Short exercise. Copy everything in the data below exactly except the pictures.

[Code that draws figures]
BEGIN
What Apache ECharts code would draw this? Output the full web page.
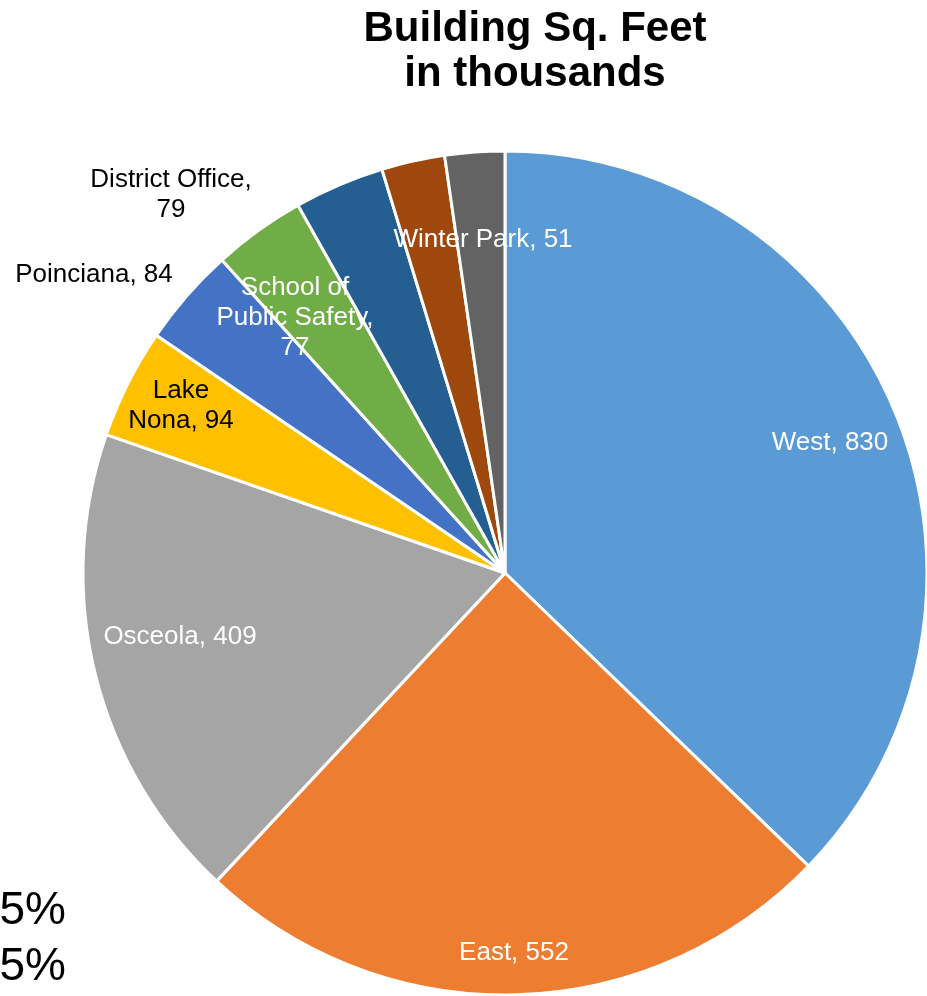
<!DOCTYPE html>
<html>
<head>
<meta charset="utf-8">
<script src="https://cdn.jsdelivr.net/npm/echarts@6/dist/echarts.min.js"></script>
<style>
  html, body { margin: 0; padding: 0; background: #fff; }
  #main { width: 927px; height: 996px; }
</style>
</head>
<body>
<div id="main"></div>
<script>
// campuses, clockwise from 12 o'clock
var campuses = ['West', 'East', 'Osceola', 'Lake Nona', 'Poinciana', 'District Office',
  'School of Public Safety', 'Other', 'Winter Park'];
var sqFeet = [830, 552, 409, 94, 84, 79, 77, 54, 51];
var sliceColors = ['#5B9BD5', '#ED7D31', '#A5A5A5', '#FFC000', '#4472C4', '#70AD47',
  '#255E91', '#9E480E', '#636363'];
// how each label is written (Excel wraps some of them)
var labelText = ['West, 830', 'East, 552', 'Osceola, 409', 'Lake\nNona, 94', 'Poinciana, 84',
  'District Office,\n79', 'School of\nPublic Safety,\n77', '', 'Winter Park, 51'];
var labelInk = ['#fff', '#fff', '#fff', '#000', '#000', '#000', '#fff', '#fff', '#fff'];
// where Excel left each label (centre of the text block)
var labelAt = [[830, 443], [514, 953], [180, 637], [181, 406], [94, 275],
  [171, 195], [295, 318], [0, 0], [483, 240]];

var myChart = echarts.init(document.getElementById('main'));

var pieData = campuses.map(function (c, i) {
  return {
    name: c,
    value: sqFeet[i],
    itemStyle: { color: sliceColors[i] },
    label: { show: labelText[i] !== '', color: labelInk[i], formatter: labelText[i] }
  };
});

myChart.setOption({
  animation: false,
  title: {
    text: 'Building Sq. Feet\nin thousands',
    left: 530,
    top: 2,
    textAlign: 'center',
    textStyle: {
      fontFamily: 'Liberation Sans, Arial, sans-serif',
      fontSize: 42,
      fontWeight: 'bold',
      lineHeight: 45,
      color: '#000'
    }
  },
  graphic: [
    { type: 'text', right: 861, top: 888,
      style: { text: '5%', font: '46px Liberation Sans, Arial, sans-serif', fill: '#000' } },
    { type: 'text', right: 861, top: 944,
      style: { text: '5%', font: '46px Liberation Sans, Arial, sans-serif', fill: '#000' } }
  ],
  series: [{
    type: 'pie',
    center: [505, 573],
    radius: [0, 422],
    startAngle: 90,
    clockwise: true,
    avoidLabelOverlap: false,
    itemStyle: { borderColor: '#fff', borderWidth: 3 },
    label: {
      position: 'inside',
      fontFamily: 'Liberation Sans, Arial, sans-serif',
      fontSize: 26,
      lineHeight: 30,
      align: 'center'
    },
    labelLine: { show: false },
    emphasis: { disabled: true },
    labelLayout: function (p) {
      var at = labelAt[p.dataIndex];
      return { x: at[0], y: at[1], align: 'center', verticalAlign: 'middle' };
    },
    data: pieData
  }]
});
</script>
</body>
</html>
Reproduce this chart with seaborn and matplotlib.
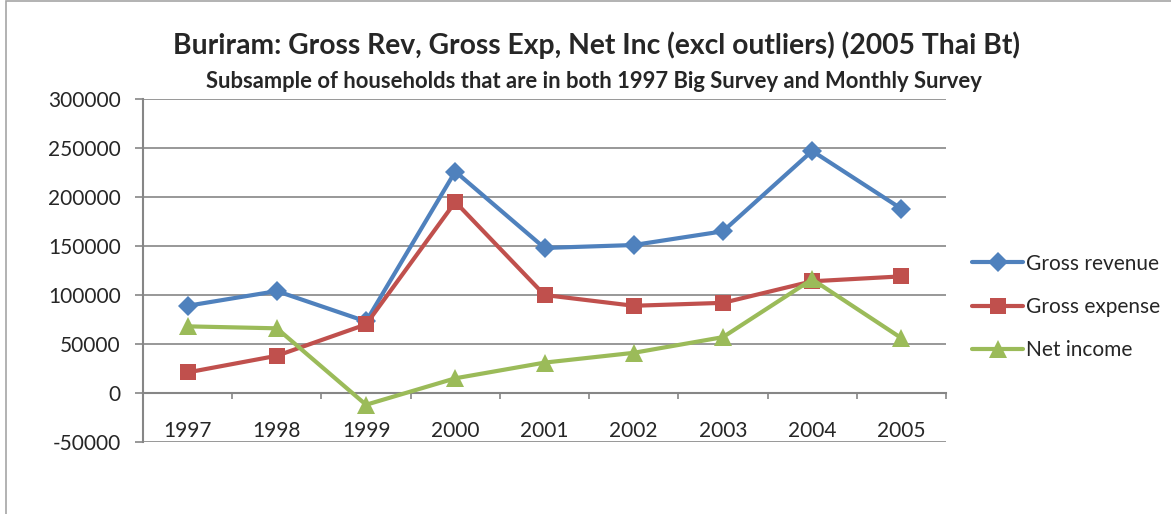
"""Buriram gross revenue, gross expense and net income, 1997-2005"""

import numpy as np
import pandas as pd
import seaborn as sns
import matplotlib.pyplot as plt
from matplotlib.patches import Rectangle

years = [1997, 1998, 1999, 2000, 2001, 2002, 2003, 2004, 2005]
gross_revenue = [89000, 104000, 73000, 226000, 148000, 151000, 165000, 247000, 188000]
gross_expense = [21000, 38000, 70000, 195000, 100000, 89000, 92000, 114000, 119000]
net_income = [68000, 66000, -12000, 15000, 31000, 41000, 57000, 116000, 56000]
series_names = ['Gross revenue', 'Gross expense', 'Net income']
y_ticks = [-50000, 0, 50000, 100000, 150000, 200000, 250000, 300000]

colours = ['#4F81BD', '#C0504D', '#9BBB59']
markers = ['D', 's', '^']
marker_sizes = [10.5, 11.5, 12.5]
grey = '#868686'

sns.set_style('white')
plt.rcParams['font.family'] = ['Lato', 'DejaVu Sans']

df = pd.DataFrame({'year': years * 3,
                   'value': gross_revenue + gross_expense + net_income,
                   'series': np.repeat(series_names, len(years))})

fig = plt.figure(figsize=(11.71, 5.14), dpi=100)
ax = fig.add_axes([143 / 1171, 1 - 442 / 514, 803 / 1171, 343 / 514])

for i, name in enumerate(series_names):
    sub = df[df['series'] == name]
    sns.lineplot(data=sub, x='year', y='value', ax=ax, color=colours[i],
                 marker=markers[i], markersize=marker_sizes[i], linewidth=3,
                 markeredgewidth=0, label=name, zorder=3 + i)

ax.set_xlim(years[0] - 0.5, years[-1] + 0.5)
ax.set_ylim(y_ticks[0], y_ticks[-1])
ax.set_yticks(y_ticks)
ax.set_yticklabels([str(v) for v in y_ticks])
ax.set_xticks(years)
ax.set_xticklabels([str(y) for y in years])
ax.set_xticks(np.arange(years[0] - 0.5, years[-1] + 1), minor=True)
ax.set_xlabel('')
ax.set_ylabel('')

ax.grid(axis='y', color=grey, linewidth=1.2)
ax.grid(axis='x', visible=False)
for side in ['top', 'right']:
    ax.spines[side].set_visible(False)
ax.spines['bottom'].set_position(('data', 0))
ax.spines['bottom'].set_color(grey)
ax.spines['bottom'].set_linewidth(1.5)
ax.spines['left'].set_color(grey)
ax.spines['left'].set_linewidth(1.5)
ax.set_axisbelow(True)

ax.tick_params(axis='y', which='major', left=True, length=6, width=1.2, color=grey,
               pad=10, labelsize=15)
ax.tick_params(axis='x', which='major', bottom=True, length=0, pad=20, labelsize=15)
ax.tick_params(axis='x', which='minor', bottom=True, length=4.5, width=1.2, color=grey,
               direction='out', labelsize=15)

ax.legend(loc='center left', bbox_to_anchor=(964 / 1171, 1 - 307 / 514),
          bbox_transform=fig.transFigure, frameon=False, fontsize=15,
          handlelength=2.45, handletextpad=0.15, labelspacing=1.12, borderaxespad=0)

fig.text(0.509, 1 - 45 / 514, 'Buriram: Gross Rev, Gross Exp, Net Inc (excl outliers) (2005 Thai Bt)',
         ha='center', va='center', fontsize=20.3, fontweight='bold')
fig.text(0.507, 1 - 81 / 514, 'Subsample of households that are in both 1997 Big Survey and Monthly Survey',
         ha='center', va='center', fontsize=15.8, fontweight='bold')

fig.patches.append(Rectangle((6 / 1171, -0.1), 1.2, 1.1 - 1 / 514, transform=fig.transFigure,
                             fill=False, edgecolor='#A6A6A6', linewidth=1.2))

plt.savefig('out.png', dpi=100)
END
Full answer.
What Apache ECharts code would draw this? Output the full web page.
<!DOCTYPE html>
<html>
<head>
<meta charset="utf-8">
<script src="https://cdn.jsdelivr.net/npm/echarts@6/dist/echarts.min.js"></script>
<style>
  html, body { margin: 0; padding: 0; background: #fff; }
  #main { width: 927px; height: 996px; }
</style>
</head>
<body>
<div id="main"></div>
<script>
// campuses, clockwise from 12 o'clock
var campuses = ['West', 'East', 'Osceola', 'Lake Nona', 'Poinciana', 'District Office',
  'School of Public Safety', 'Other', 'Winter Park'];
var sqFeet = [830, 552, 409, 94, 84, 79, 77, 54, 51];
var sliceColors = ['#5B9BD5', '#ED7D31', '#A5A5A5', '#FFC000', '#4472C4', '#70AD47',
  '#255E91', '#9E480E', '#636363'];
// how each label is written (Excel wraps some of them)
var labelText = ['West, 830', 'East, 552', 'Osceola, 409', 'Lake\nNona, 94', 'Poinciana, 84',
  'District Office,\n79', 'School of\nPublic Safety,\n77', '', 'Winter Park, 51'];
var labelInk = ['#fff', '#fff', '#fff', '#000', '#000', '#000', '#fff', '#fff', '#fff'];
// where Excel left each label (centre of the text block)
var labelAt = [[830, 443], [514, 953], [180, 637], [181, 406], [94, 275],
  [171, 195], [295, 318], [0, 0], [483, 240]];

var myChart = echarts.init(document.getElementById('main'));

var pieData = campuses.map(function (c, i) {
  return {
    name: c,
    value: sqFeet[i],
    itemStyle: { color: sliceColors[i] },
    label: { show: labelText[i] !== '', color: labelInk[i], formatter: labelText[i] }
  };
});

myChart.setOption({
  animation: false,
  title: {
    text: 'Building Sq. Feet\nin thousands',
    left: 530,
    top: 2,
    textAlign: 'center',
    textStyle: {
      fontFamily: 'Liberation Sans, Arial, sans-serif',
      fontSize: 42,
      fontWeight: 'bold',
      lineHeight: 45,
      color: '#000'
    }
  },
  graphic: [
    { type: 'text', right: 861, top: 888,
      style: { text: '5%', font: '46px Liberation Sans, Arial, sans-serif', fill: '#000' } },
    { type: 'text', right: 861, top: 944,
      style: { text: '5%', font: '46px Liberation Sans, Arial, sans-serif', fill: '#000' } }
  ],
  series: [{
    type: 'pie',
    center: [505, 573],
    radius: [0, 422],
    startAngle: 90,
    clockwise: true,
    avoidLabelOverlap: false,
    itemStyle: { borderColor: '#fff', borderWidth: 3 },
    label: {
      position: 'inside',
      fontFamily: 'Liberation Sans, Arial, sans-serif',
      fontSize: 26,
      lineHeight: 30,
      align: 'center'
    },
    labelLine: { show: false },
    emphasis: { disabled: true },
    labelLayout: function (p) {
      var at = labelAt[p.dataIndex];
      return { x: at[0], y: at[1], align: 'center', verticalAlign: 'middle' };
    },
    data: pieData
  }]
});
</script>
</body>
</html>
Reproduce this chart with seaborn and matplotlib.
"""Buriram gross revenue, gross expense and net income, 1997-2005"""

import numpy as np
import pandas as pd
import seaborn as sns
import matplotlib.pyplot as plt
from matplotlib.patches import Rectangle

years = [1997, 1998, 1999, 2000, 2001, 2002, 2003, 2004, 2005]
gross_revenue = [89000, 104000, 73000, 226000, 148000, 151000, 165000, 247000, 188000]
gross_expense = [21000, 38000, 70000, 195000, 100000, 89000, 92000, 114000, 119000]
net_income = [68000, 66000, -12000, 15000, 31000, 41000, 57000, 116000, 56000]
series_names = ['Gross revenue', 'Gross expense', 'Net income']
y_ticks = [-50000, 0, 50000, 100000, 150000, 200000, 250000, 300000]

colours = ['#4F81BD', '#C0504D', '#9BBB59']
markers = ['D', 's', '^']
marker_sizes = [10.5, 11.5, 12.5]
grey = '#868686'

sns.set_style('white')
plt.rcParams['font.family'] = ['Lato', 'DejaVu Sans']

df = pd.DataFrame({'year': years * 3,
                   'value': gross_revenue + gross_expense + net_income,
                   'series': np.repeat(series_names, len(years))})

fig = plt.figure(figsize=(11.71, 5.14), dpi=100)
ax = fig.add_axes([143 / 1171, 1 - 442 / 514, 803 / 1171, 343 / 514])

for i, name in enumerate(series_names):
    sub = df[df['series'] == name]
    sns.lineplot(data=sub, x='year', y='value', ax=ax, color=colours[i],
                 marker=markers[i], markersize=marker_sizes[i], linewidth=3,
                 markeredgewidth=0, label=name, zorder=3 + i)

ax.set_xlim(years[0] - 0.5, years[-1] + 0.5)
ax.set_ylim(y_ticks[0], y_ticks[-1])
ax.set_yticks(y_ticks)
ax.set_yticklabels([str(v) for v in y_ticks])
ax.set_xticks(years)
ax.set_xticklabels([str(y) for y in years])
ax.set_xticks(np.arange(years[0] - 0.5, years[-1] + 1), minor=True)
ax.set_xlabel('')
ax.set_ylabel('')

ax.grid(axis='y', color=grey, linewidth=1.2)
ax.grid(axis='x', visible=False)
for side in ['top', 'right']:
    ax.spines[side].set_visible(False)
ax.spines['bottom'].set_position(('data', 0))
ax.spines['bottom'].set_color(grey)
ax.spines['bottom'].set_linewidth(1.5)
ax.spines['left'].set_color(grey)
ax.spines['left'].set_linewidth(1.5)
ax.set_axisbelow(True)

ax.tick_params(axis='y', which='major', left=True, length=6, width=1.2, color=grey,
               pad=10, labelsize=15)
ax.tick_params(axis='x', which='major', bottom=True, length=0, pad=20, labelsize=15)
ax.tick_params(axis='x', which='minor', bottom=True, length=4.5, width=1.2, color=grey,
               direction='out', labelsize=15)

ax.legend(loc='center left', bbox_to_anchor=(964 / 1171, 1 - 307 / 514),
          bbox_transform=fig.transFigure, frameon=False, fontsize=15,
          handlelength=2.45, handletextpad=0.15, labelspacing=1.12, borderaxespad=0)

fig.text(0.509, 1 - 45 / 514, 'Buriram: Gross Rev, Gross Exp, Net Inc (excl outliers) (2005 Thai Bt)',
         ha='center', va='center', fontsize=20.3, fontweight='bold')
fig.text(0.507, 1 - 81 / 514, 'Subsample of households that are in both 1997 Big Survey and Monthly Survey',
         ha='center', va='center', fontsize=15.8, fontweight='bold')

fig.patches.append(Rectangle((6 / 1171, -0.1), 1.2, 1.1 - 1 / 514, transform=fig.transFigure,
                             fill=False, edgecolor='#A6A6A6', linewidth=1.2))

plt.savefig('out.png', dpi=100)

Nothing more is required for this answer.